═════ Data provided ═════

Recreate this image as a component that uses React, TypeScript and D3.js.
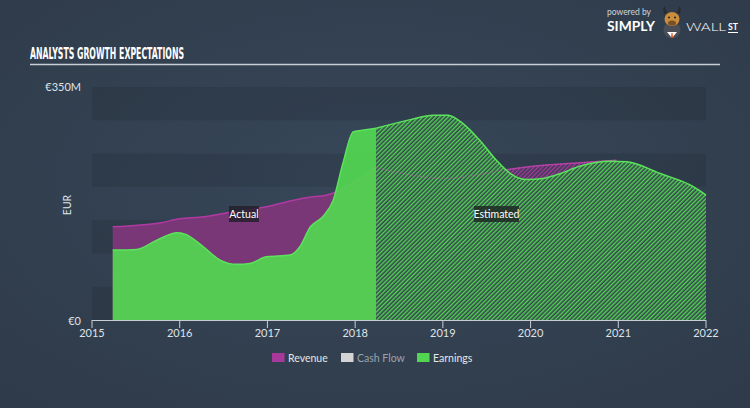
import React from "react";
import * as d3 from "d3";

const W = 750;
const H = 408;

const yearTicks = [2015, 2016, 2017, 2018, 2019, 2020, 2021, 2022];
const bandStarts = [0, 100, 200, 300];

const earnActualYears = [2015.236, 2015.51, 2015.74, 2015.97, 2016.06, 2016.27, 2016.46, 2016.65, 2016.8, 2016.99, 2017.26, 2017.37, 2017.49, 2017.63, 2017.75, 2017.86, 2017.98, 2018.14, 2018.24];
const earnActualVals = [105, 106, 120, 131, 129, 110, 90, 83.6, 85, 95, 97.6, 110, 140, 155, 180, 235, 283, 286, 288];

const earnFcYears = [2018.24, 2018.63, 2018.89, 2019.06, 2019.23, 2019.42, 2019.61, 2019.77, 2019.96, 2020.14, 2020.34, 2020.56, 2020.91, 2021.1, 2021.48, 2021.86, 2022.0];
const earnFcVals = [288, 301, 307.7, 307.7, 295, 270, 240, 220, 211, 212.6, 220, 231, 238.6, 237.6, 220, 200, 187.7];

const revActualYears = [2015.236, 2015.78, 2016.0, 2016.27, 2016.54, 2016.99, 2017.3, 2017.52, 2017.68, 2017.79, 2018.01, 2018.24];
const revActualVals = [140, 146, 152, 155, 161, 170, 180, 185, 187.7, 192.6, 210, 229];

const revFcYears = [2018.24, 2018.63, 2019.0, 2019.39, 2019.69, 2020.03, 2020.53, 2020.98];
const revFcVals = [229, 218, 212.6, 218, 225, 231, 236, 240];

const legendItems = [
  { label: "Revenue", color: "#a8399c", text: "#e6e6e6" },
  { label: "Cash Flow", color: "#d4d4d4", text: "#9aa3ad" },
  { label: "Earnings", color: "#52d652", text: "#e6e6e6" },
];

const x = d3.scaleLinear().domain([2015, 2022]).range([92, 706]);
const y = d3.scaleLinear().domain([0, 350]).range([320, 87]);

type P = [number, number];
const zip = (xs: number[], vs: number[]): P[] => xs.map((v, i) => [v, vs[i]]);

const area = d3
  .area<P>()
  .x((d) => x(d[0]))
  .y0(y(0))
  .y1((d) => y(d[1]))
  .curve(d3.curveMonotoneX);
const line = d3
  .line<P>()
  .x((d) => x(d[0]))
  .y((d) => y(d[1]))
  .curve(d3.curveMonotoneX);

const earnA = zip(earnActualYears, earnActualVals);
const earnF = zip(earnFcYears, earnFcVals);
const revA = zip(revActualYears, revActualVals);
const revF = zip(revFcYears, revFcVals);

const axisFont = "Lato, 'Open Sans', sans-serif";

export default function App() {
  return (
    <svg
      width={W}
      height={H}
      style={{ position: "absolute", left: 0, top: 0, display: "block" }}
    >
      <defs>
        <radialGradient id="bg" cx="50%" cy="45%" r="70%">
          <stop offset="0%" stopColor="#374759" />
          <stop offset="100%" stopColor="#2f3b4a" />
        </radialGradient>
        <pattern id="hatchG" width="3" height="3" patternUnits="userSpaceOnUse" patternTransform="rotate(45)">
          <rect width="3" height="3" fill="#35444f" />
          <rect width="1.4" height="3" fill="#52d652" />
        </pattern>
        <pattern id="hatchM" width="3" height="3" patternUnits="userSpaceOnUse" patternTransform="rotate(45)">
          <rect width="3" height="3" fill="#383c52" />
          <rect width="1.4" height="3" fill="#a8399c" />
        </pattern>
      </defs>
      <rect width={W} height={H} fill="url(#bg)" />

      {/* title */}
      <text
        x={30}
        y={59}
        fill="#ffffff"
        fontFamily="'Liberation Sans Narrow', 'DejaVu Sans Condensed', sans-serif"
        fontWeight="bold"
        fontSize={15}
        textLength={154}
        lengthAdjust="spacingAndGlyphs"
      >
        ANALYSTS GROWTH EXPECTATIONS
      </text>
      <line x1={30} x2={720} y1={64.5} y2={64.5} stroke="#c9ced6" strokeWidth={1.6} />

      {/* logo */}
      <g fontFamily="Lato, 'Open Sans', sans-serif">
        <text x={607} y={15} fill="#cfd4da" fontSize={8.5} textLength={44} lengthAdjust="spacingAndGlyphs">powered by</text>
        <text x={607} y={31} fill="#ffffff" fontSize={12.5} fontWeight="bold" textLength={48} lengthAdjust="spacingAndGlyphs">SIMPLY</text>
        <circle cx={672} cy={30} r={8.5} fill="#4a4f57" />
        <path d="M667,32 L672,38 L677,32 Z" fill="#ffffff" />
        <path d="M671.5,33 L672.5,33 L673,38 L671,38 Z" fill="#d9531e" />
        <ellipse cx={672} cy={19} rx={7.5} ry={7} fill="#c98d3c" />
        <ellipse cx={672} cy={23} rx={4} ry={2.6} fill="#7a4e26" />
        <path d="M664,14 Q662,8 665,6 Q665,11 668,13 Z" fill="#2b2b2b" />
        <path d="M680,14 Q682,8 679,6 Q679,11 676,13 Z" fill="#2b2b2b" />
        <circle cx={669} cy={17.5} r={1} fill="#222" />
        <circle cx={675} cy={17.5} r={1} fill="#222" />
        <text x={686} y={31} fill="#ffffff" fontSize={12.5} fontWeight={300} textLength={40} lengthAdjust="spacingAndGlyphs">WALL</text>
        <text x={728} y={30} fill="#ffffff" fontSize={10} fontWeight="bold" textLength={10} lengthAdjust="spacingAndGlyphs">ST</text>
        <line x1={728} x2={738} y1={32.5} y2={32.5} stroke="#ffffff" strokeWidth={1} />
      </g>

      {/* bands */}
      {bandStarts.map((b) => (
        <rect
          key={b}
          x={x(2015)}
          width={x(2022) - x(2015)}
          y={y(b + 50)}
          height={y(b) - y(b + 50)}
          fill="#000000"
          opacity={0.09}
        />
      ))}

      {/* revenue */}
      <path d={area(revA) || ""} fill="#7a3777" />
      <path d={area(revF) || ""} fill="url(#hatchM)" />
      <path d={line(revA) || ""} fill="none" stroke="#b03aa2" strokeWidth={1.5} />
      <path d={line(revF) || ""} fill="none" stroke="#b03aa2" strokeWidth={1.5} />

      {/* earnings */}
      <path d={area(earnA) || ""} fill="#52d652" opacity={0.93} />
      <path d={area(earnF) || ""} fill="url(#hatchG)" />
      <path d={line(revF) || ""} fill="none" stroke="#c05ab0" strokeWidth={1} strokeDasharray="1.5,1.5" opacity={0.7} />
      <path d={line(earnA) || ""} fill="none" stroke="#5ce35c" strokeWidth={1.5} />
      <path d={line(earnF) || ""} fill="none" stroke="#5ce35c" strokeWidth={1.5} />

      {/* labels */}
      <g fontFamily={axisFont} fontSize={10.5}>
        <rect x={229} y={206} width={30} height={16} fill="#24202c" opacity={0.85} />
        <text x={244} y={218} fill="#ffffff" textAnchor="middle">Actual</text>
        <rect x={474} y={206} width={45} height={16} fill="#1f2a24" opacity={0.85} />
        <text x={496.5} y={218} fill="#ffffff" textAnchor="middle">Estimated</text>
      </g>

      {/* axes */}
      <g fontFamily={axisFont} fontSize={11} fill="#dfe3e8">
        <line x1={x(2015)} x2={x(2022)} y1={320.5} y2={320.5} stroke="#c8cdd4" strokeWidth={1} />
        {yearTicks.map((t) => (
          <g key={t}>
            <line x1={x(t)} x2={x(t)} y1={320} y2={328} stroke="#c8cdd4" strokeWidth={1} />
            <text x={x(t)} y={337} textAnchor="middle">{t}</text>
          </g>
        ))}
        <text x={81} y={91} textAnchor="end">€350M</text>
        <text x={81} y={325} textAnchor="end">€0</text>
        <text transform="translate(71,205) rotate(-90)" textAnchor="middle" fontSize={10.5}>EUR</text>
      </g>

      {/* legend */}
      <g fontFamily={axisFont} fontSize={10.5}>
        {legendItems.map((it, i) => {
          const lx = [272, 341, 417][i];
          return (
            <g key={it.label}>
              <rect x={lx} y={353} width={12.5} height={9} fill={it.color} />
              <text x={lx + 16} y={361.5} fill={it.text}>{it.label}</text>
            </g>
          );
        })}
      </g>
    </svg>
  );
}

═════

## The problem:
Restate only the lines running from the start of the material above through the line containing "const zip = (xs: number[], vs: number[]): P[]", ends included. No pictures.

## In response:
Recreate this image as a component that uses React, TypeScript and D3.js.
import React from "react";
import * as d3 from "d3";

const W = 750;
const H = 408;

const yearTicks = [2015, 2016, 2017, 2018, 2019, 2020, 2021, 2022];
const bandStarts = [0, 100, 200, 300];

const earnActualYears = [2015.236, 2015.51, 2015.74, 2015.97, 2016.06, 2016.27, 2016.46, 2016.65, 2016.8, 2016.99, 2017.26, 2017.37, 2017.49, 2017.63, 2017.75, 2017.86, 2017.98, 2018.14, 2018.24];
const earnActualVals = [105, 106, 120, 131, 129, 110, 90, 83.6, 85, 95, 97.6, 110, 140, 155, 180, 235, 283, 286, 288];

const earnFcYears = [2018.24, 2018.63, 2018.89, 2019.06, 2019.23, 2019.42, 2019.61, 2019.77, 2019.96, 2020.14, 2020.34, 2020.56, 2020.91, 2021.1, 2021.48, 2021.86, 2022.0];
const earnFcVals = [288, 301, 307.7, 307.7, 295, 270, 240, 220, 211, 212.6, 220, 231, 238.6, 237.6, 220, 200, 187.7];

const revActualYears = [2015.236, 2015.78, 2016.0, 2016.27, 2016.54, 2016.99, 2017.3, 2017.52, 2017.68, 2017.79, 2018.01, 2018.24];
const revActualVals = [140, 146, 152, 155, 161, 170, 180, 185, 187.7, 192.6, 210, 229];

const revFcYears = [2018.24, 2018.63, 2019.0, 2019.39, 2019.69, 2020.03, 2020.53, 2020.98];
const revFcVals = [229, 218, 212.6, 218, 225, 231, 236, 240];

const legendItems = [
  { label: "Revenue", color: "#a8399c", text: "#e6e6e6" },
  { label: "Cash Flow", color: "#d4d4d4", text: "#9aa3ad" },
  { label: "Earnings", color: "#52d652", text: "#e6e6e6" },
];

const x = d3.scaleLinear().domain([2015, 2022]).range([92, 706]);
const y = d3.scaleLinear().domain([0, 350]).range([320, 87]);

type P = [number, number];
const zip = (xs: number[], vs: number[]): P[] => xs.map((v, i) => [v, vs[i]]);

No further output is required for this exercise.